Friday night I met some other JETs in Fuji for a night out on the town. I ate sushi (raw salmon, tuna, and an unidentifiable white fish) and was surprised by how much I liked it. After dinner we went to a little bar on the roof of another building. Six or seven of us Westerners were packed into the little elevator, and when the doors opened at the top, a Japanese woman literally screamed in terror. Her eyes got huge and she covered her hand with her mouth, and as she screamed she jumped back about 5 feet. That's how used to foreigners they are! The lady was very embarrassed and apologized in Japanese but we cracked up about it all night long. Pure terror and surprise on that woman's face.

28 July 2005

That American Must Be Her

A student just came in and rattled off Japanese to me. (The boys at my school aren't quite as shy as the girls...but luckily all of them are excited I'm here). He was going on and on, and kept talking about Mrs. Tanaka, so I told him in broken Japanese that my name is Lauren and I'm the new ALT. Then Mayumi Sensei came over and started laughing, saying 'No, no no' waving her hands. I had no idea what was going on. Turns out this boy's aunt married an American, and for some reason he thought I was his long-lost cousin.

Hate to disappoint people. Later Mayuni Sensei said, 'Don't worry, that boy's a little strange.'

Mayumi Sensei is young and really nice, with a good sense of humor. She lives above me and I get to teach a class with her, so I'm excited about working together.

20 July 2005

Weird Grub

Here's a pre-Japan list of the "strange" foods I've eaten, in no particular order:

  • crocodile
  • kangaroo (still feel guilty about this one)
  • whole mini-octopus in stir-fry
  • pate
  • organ meat from an unidentifiable French animal
  • a variety of stinky French cheeses (I love them)
  • cow testicles (can't remember the euphemism)
  • crawfish/crayfish (with the shells, eyes, and legs still on, this was weird for me)
  • livermush

Stay tuned for post-Japan updates.


Note to readers: These posts are approved for a general audience, so if you're looking for juicy gossip or bad language, you have to email me.

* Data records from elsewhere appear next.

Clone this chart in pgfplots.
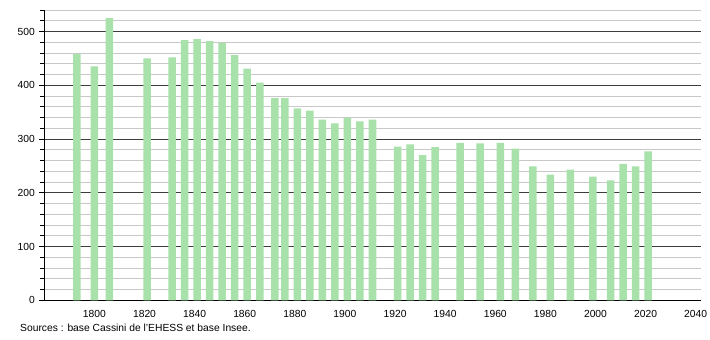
\documentclass[border=0pt]{standalone}
\usepackage{pgfplots}
\pgfplotsset{compat=1.18}
\usepackage{fontspec}
\setmainfont{Liberation Sans}
\definecolor{barg}{RGB}{168,225,170}
\definecolor{majg}{RGB}{60,60,60}
\definecolor{ming}{RGB}{200,200,200}
\newcommand{\lf}{\fontsize{10.3bp}{12bp}\selectfont}
\begin{document}
\begin{tikzpicture}
\useasboundingbox (-44.3bp,-39.7bp) rectangle (665.7bp,300.3bp);
\begin{axis}[
  at={(0,0)}, anchor=south west,
  scale only axis,
  width=656.4bp, height=290.3bp,
  xmin=1780, xmax=2042,
  ymin=0, ymax=540,
  axis x line=bottom, axis y line=left,
  axis line style={-, black, line width=0.8bp},
  xtick={1800,1820,...,2040},
  ytick={0,100,...,500},
  minor ytick={20,40,60,80,120,140,160,180,220,240,260,280,320,340,360,380,420,440,460,480,520,540},
  x tick label style={/pgf/number format/1000 sep={}},
  /pgf/number format/assume math mode=true,
  tick label style={font=\lf},
  xtick style={draw=none},
  ytick style={black, line width=0.8bp},
  tick align=outside,
  major tick length=5bp, minor tick length=4bp,
  ymajorgrids, yminorgrids,
  major grid style={majg, line width=0.8bp},
  minor grid style={ming, line width=0.8bp},
  ybar, bar width=3,
  yticklabel style={xshift=-1bp},
  xticklabel style={yshift=-1bp},
  clip=false,
]
\addplot[fill=barg, draw=none] coordinates {
(1793,458) (1800,435) (1806,525) (1821,450) (1831,452) (1836,484) (1841,486)
(1846,482) (1851,479) (1856,456) (1861,431) (1866,405) (1872,376) (1876,376)
(1881,357) (1886,353) (1891,336) (1896,329) (1901,340) (1906,333) (1911,336)
(1921,286) (1926,290) (1931,270) (1936,285) (1946,293) (1954,292) (1962,293)
(1968,282) (1975,249) (1982,234) (1990,243) (1999,230) (2006,223) (2011,254)
(2016,249) (2021,277)
};
\end{axis}
\node[anchor=base west, inner sep=0pt, font=\lf] at (-24.3bp,-31bp) {Sources : base Cassini de l'EHESS et base Insee.};
\end{tikzpicture}
\end{document}
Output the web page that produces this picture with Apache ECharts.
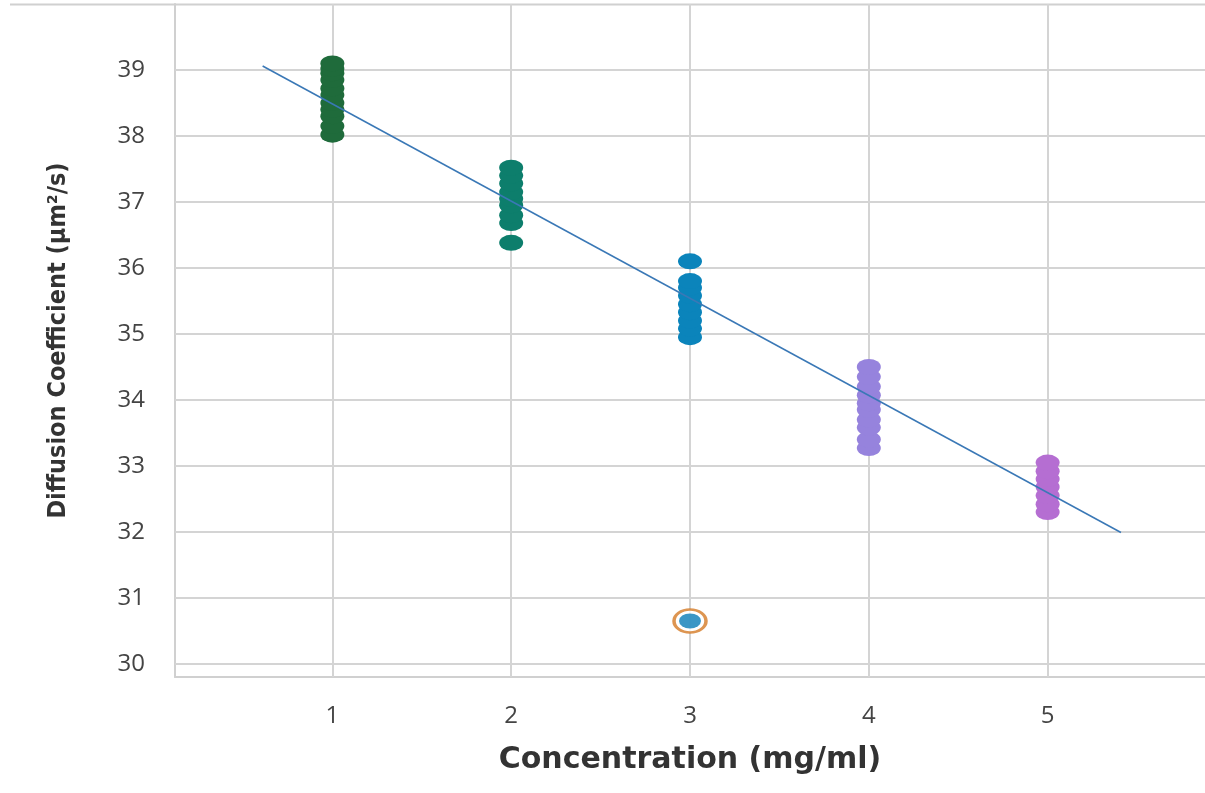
<!DOCTYPE html>
<html>
<head>
<meta charset="utf-8">
<script src="https://cdn.jsdelivr.net/npm/echarts@6/dist/echarts.min.js"></script>
<style>
html,body{margin:0;padding:0;background:#fff;}
#chart{width:1205px;height:793px;}
</style>
</head>
<body>
<div id="chart"></div>
<script>
// ---- data ----
var xTicks = [1, 2, 3, 4, 5];
var yTicks = [30, 31, 32, 33, 34, 35, 36, 37, 38, 39];
var conc1 = [38.02, 38.15, 38.3, 38.4, 38.5, 38.62, 38.72, 38.85, 38.95, 39.02, 39.1];
var conc2 = [36.38, 36.68, 36.8, 36.95, 37.05, 37.15, 37.28, 37.4, 37.52];
var conc3 = [34.95, 35.08, 35.2, 35.33, 35.45, 35.58, 35.7, 35.8, 36.1];
var conc4 = [33.27, 33.4, 33.58, 33.7, 33.85, 33.95, 34.07, 34.2, 34.35, 34.5];
var conc5 = [32.3, 32.42, 32.55, 32.68, 32.8, 32.92, 33.05];
var outlier = [[3, 30.65]];
var fitLine = [[0.61, 39.06], [5.41, 31.99]];
var groupColors = ['#1f6b3b', '#0d7e6c', '#0b84bb', '#9683dd', '#b56ed2'];

var ellipse = 'path://M0,10A10,10 0 1,1 20,10A10,10 0 1,1 0,10Z';
var groups = [conc1, conc2, conc3, conc4, conc5];

var series = [];
// grid lines (drawn beneath the marks)
series.push({
  type: 'line',
  data: [],
  z: 1,
  silent: true,
  markLine: {
    silent: true,
    symbol: 'none',
    z: 1,
    label: { show: false },
    lineStyle: { color: '#d4d4d4', width: 2, type: 'solid' },
    data: yTicks.map(function (v) { return { yAxis: v }; })
      .concat(xTicks.map(function (v) { return { xAxis: v }; }))
  }
});
groups.forEach(function (vals, i) {
  series.push({
    type: 'scatter',
    symbol: ellipse,
    symbolSize: [24, 16],
    itemStyle: { color: groupColors[i], opacity: 1 },
    data: vals.map(function (v) { return [xTicks[i], v]; }),
    z: 3
  });
});
series.push({
  type: 'scatter',
  symbol: ellipse,
  symbolSize: [32, 23],
  itemStyle: { color: '#ffffff', borderColor: '#d47a25', borderWidth: 3 },
  data: outlier,
  z: 3
});
series.push({
  type: 'scatter',
  symbol: ellipse,
  symbolSize: [22, 15],
  itemStyle: { color: '#0a7cb6' },
  data: outlier,
  z: 4
});
series.push({
  type: 'line',
  data: fitLine,
  symbol: 'none',
  lineStyle: { color: '#3a78b6', width: 1.5 },
  z: 5
});

var chart = echarts.init(document.getElementById('chart'));
chart.setOption({
  animation: false,
  backgroundColor: '#ffffff',
  grid: { left: 175, right: 0, top: 4, bottom: 116 },
  xAxis: {
    type: 'value',
    min: 0.12,
    max: 5.88,
    name: 'Concentration (mg/ml)',
    nameLocation: 'middle',
    nameGap: 68,
    nameTextStyle: { fontFamily: 'DejaVu Sans', fontWeight: 'bold', fontSize: 30, color: '#333' },
    axisLine: { show: true, lineStyle: { color: '#d0d0d0', width: 2 } },
    axisTick: { show: false },
    splitLine: { show: false },
    axisLabel: {
      customValues: xTicks,
      margin: 27,
      fontFamily: 'Open Sans',
      fontSize: 24,
      color: '#444'
    }
  },
  yAxis: {
    type: 'value',
    min: 29.8,
    max: 40,
    name: 'Diffusion Coefficient (µm²/s)',
    nameLocation: 'middle',
    nameGap: 104,
    nameTextStyle: { fontFamily: "'DejaVu Sans Condensed', 'Noto Sans', sans-serif", fontWeight: 'bold', fontSize: 25, color: '#333' },
    axisLine: { show: true, lineStyle: { color: '#d0d0d0', width: 2 } },
    axisTick: { show: false },
    splitLine: { show: false },
    axisLabel: {
      customValues: yTicks,
      margin: 30,
      fontFamily: 'Open Sans',
      fontSize: 24,
      color: '#444'
    }
  },
  graphic: [{
    type: 'line',
    shape: { x1: 10, y1: 4.5, x2: 1205, y2: 4.5 },
    style: { stroke: '#d0d0d0', lineWidth: 2 },
    silent: true
  }],
  series: series
});
</script>
</body>
</html>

I keep reminding myself that I am MOVING TO, not just traveling through, Japan. So it's okay if my 2 suitcases (yes, all 2 of them) seem a little full. Instead of thinking about how I'm going to teach English, or buy groceries in Japanese, I focus on things that are totally out of my control: I worry that my suitcases will explode en route and that I'll arrive with little more than a pair of sunglasses. Or that while I'm gone, my house will burn down.

When you step back and really look at what you're worried about, it's almost hilarious. I think it's time to get on the plane.

17 July 2005

Talk is Cheap!

You can talk to me in Japan for FREE!
1. Search "skype" on Google
2. Download and set-up the free version of Skype
3. Dial "echo123" to test and make sure it works
4. Send me your username
5. Call me through the internet for free!! (My username is LaurenSalisbury--no space.)
**This requires speakers and a microphone, usually built in to laptops. You can buy microphones from Best Buy for around 10 bucks. Our computers can call each other from anywhere, using existing internet lines, so it doesn't cost anything.

Home Sweet Home

Even though I've spent tons of time preparing for this move to Japan, it's just starting to hit me: I've had the good fortune and the guts to do something I always dreamed of doing.

This view from my driveway was taken last fall.

Countdown 'til takeoff: 5 days.

07 July 2005

First Info

My ALT predecessor, Vanessa, has contacted me by email, so the details are slowly rolling in:

Town: A small town near the coast, surrounded by mountains. Near Fuji City with a great view of--guess what--Mt. Fuji.

School: I'll be teaching advanced high school students, ages 16 - 18. School is a 20-30 minute walk from home.

Apartment: Small apartment complex for teachers that is owned by the school. There's a Japanese teacher above me, and an American guy beside me...so I'm glad I won't be totally isolated.